### Written problem
For the copy, please give all of the data again exactly and leave the pictures out.

++++++++

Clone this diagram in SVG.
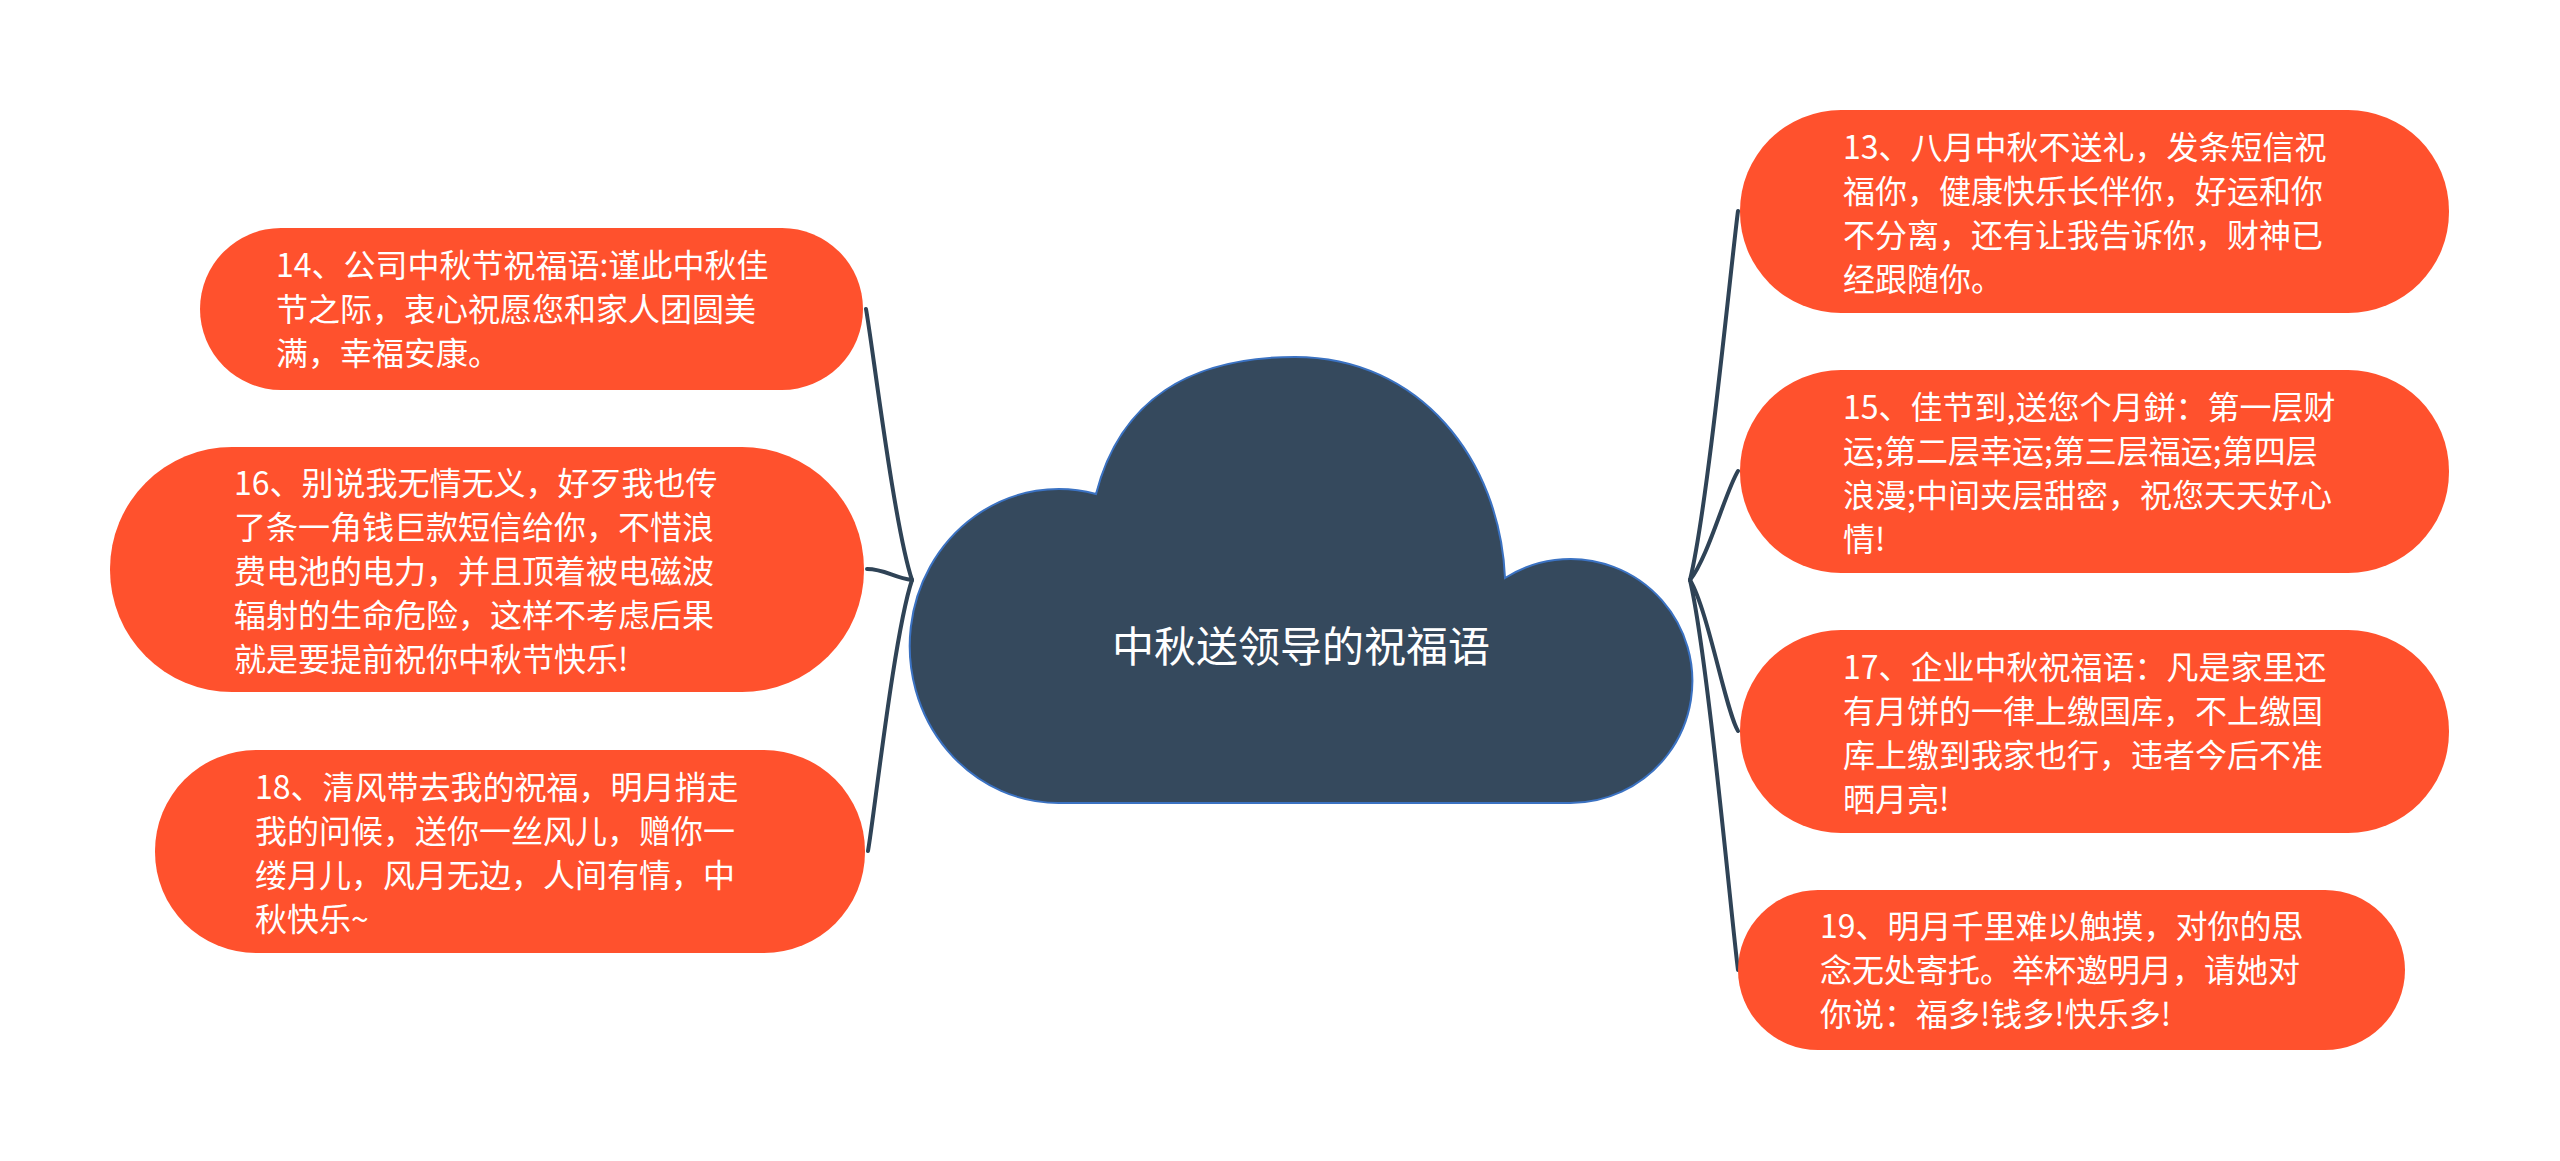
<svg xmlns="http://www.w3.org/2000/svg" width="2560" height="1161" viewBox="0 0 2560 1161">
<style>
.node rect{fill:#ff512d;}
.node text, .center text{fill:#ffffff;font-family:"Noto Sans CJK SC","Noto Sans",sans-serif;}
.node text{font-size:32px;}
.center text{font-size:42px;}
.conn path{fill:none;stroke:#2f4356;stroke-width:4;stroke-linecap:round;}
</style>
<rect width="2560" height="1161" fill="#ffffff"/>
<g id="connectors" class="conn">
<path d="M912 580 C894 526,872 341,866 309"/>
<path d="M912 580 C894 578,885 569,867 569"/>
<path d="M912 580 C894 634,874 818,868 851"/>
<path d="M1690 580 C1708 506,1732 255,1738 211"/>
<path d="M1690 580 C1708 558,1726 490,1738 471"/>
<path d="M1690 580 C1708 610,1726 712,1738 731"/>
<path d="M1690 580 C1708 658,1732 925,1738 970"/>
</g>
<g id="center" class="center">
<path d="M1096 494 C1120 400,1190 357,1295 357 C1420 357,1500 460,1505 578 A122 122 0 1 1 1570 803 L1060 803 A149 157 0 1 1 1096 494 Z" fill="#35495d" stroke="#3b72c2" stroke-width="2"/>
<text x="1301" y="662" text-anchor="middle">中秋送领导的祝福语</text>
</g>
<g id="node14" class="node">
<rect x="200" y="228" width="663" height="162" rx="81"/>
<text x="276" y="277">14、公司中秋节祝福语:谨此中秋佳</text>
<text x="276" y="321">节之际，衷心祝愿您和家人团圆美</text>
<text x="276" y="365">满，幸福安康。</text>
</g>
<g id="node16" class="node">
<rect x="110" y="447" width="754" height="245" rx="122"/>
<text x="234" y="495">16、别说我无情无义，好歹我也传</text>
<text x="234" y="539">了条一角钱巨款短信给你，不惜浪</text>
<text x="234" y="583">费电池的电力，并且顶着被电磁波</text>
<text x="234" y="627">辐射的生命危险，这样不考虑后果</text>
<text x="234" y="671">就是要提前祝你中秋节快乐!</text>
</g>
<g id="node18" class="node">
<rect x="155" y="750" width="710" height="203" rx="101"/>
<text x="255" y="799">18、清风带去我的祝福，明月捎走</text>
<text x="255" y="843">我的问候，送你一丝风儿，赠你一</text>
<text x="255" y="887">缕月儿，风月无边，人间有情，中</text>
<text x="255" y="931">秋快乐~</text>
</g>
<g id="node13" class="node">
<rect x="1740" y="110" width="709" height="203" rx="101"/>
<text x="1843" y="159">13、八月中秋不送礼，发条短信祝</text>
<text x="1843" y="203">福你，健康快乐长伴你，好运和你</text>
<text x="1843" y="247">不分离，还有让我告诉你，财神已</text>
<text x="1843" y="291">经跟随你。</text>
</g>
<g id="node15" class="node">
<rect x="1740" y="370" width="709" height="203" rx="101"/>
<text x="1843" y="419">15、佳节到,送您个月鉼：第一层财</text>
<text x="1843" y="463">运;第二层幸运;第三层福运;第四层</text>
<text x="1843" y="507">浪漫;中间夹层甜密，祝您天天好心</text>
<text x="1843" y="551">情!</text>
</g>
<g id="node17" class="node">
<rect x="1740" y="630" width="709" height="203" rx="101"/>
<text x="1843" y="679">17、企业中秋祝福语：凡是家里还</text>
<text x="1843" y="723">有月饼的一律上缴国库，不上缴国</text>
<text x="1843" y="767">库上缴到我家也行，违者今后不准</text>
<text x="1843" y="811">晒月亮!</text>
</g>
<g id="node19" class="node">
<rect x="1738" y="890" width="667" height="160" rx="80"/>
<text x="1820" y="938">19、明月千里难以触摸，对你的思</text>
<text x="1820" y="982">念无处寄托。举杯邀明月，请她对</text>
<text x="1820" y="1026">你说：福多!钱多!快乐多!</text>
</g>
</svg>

++++++++

### Task output
Clone this diagram in SVG.
<svg xmlns="http://www.w3.org/2000/svg" width="2560" height="1161" viewBox="0 0 2560 1161">
<style>
.node rect{fill:#ff512d;}
.node text, .center text{fill:#ffffff;font-family:"Noto Sans CJK SC","Noto Sans",sans-serif;}
.node text{font-size:32px;}
.center text{font-size:42px;}
.conn path{fill:none;stroke:#2f4356;stroke-width:4;stroke-linecap:round;}
</style>
<rect width="2560" height="1161" fill="#ffffff"/>
<g id="connectors" class="conn">
<path d="M912 580 C894 526,872 341,866 309"/>
<path d="M912 580 C894 578,885 569,867 569"/>
<path d="M912 580 C894 634,874 818,868 851"/>
<path d="M1690 580 C1708 506,1732 255,1738 211"/>
<path d="M1690 580 C1708 558,1726 490,1738 471"/>
<path d="M1690 580 C1708 610,1726 712,1738 731"/>
<path d="M1690 580 C1708 658,1732 925,1738 970"/>
</g>
<g id="center" class="center">
<path d="M1096 494 C1120 400,1190 357,1295 357 C1420 357,1500 460,1505 578 A122 122 0 1 1 1570 803 L1060 803 A149 157 0 1 1 1096 494 Z" fill="#35495d" stroke="#3b72c2" stroke-width="2"/>
<text x="1301" y="662" text-anchor="middle">中秋送领导的祝福语</text>
</g>
<g id="node14" class="node">
<rect x="200" y="228" width="663" height="162" rx="81"/>
<text x="276" y="277">14、公司中秋节祝福语:谨此中秋佳</text>
<text x="276" y="321">节之际，衷心祝愿您和家人团圆美</text>
<text x="276" y="365">满，幸福安康。</text>
</g>
<g id="node16" class="node">
<rect x="110" y="447" width="754" height="245" rx="122"/>
<text x="234" y="495">16、别说我无情无义，好歹我也传</text>
<text x="234" y="539">了条一角钱巨款短信给你，不惜浪</text>
<text x="234" y="583">费电池的电力，并且顶着被电磁波</text>
<text x="234" y="627">辐射的生命危险，这样不考虑后果</text>
<text x="234" y="671">就是要提前祝你中秋节快乐!</text>
</g>
<g id="node18" class="node">
<rect x="155" y="750" width="710" height="203" rx="101"/>
<text x="255" y="799">18、清风带去我的祝福，明月捎走</text>
<text x="255" y="843">我的问候，送你一丝风儿，赠你一</text>
<text x="255" y="887">缕月儿，风月无边，人间有情，中</text>
<text x="255" y="931">秋快乐~</text>
</g>
<g id="node13" class="node">
<rect x="1740" y="110" width="709" height="203" rx="101"/>
<text x="1843" y="159">13、八月中秋不送礼，发条短信祝</text>
<text x="1843" y="203">福你，健康快乐长伴你，好运和你</text>
<text x="1843" y="247">不分离，还有让我告诉你，财神已</text>
<text x="1843" y="291">经跟随你。</text>
</g>
<g id="node15" class="node">
<rect x="1740" y="370" width="709" height="203" rx="101"/>
<text x="1843" y="419">15、佳节到,送您个月鉼：第一层财</text>
<text x="1843" y="463">运;第二层幸运;第三层福运;第四层</text>
<text x="1843" y="507">浪漫;中间夹层甜密，祝您天天好心</text>
<text x="1843" y="551">情!</text>
</g>
<g id="node17" class="node">
<rect x="1740" y="630" width="709" height="203" rx="101"/>
<text x="1843" y="679">17、企业中秋祝福语：凡是家里还</text>
<text x="1843" y="723">有月饼的一律上缴国库，不上缴国</text>
<text x="1843" y="767">库上缴到我家也行，违者今后不准</text>
<text x="1843" y="811">晒月亮!</text>
</g>
<g id="node19" class="node">
<rect x="1738" y="890" width="667" height="160" rx="80"/>
<text x="1820" y="938">19、明月千里难以触摸，对你的思</text>
<text x="1820" y="982">念无处寄托。举杯邀明月，请她对</text>
<text x="1820" y="1026">你说：福多!钱多!快乐多!</text>
</g>
</svg>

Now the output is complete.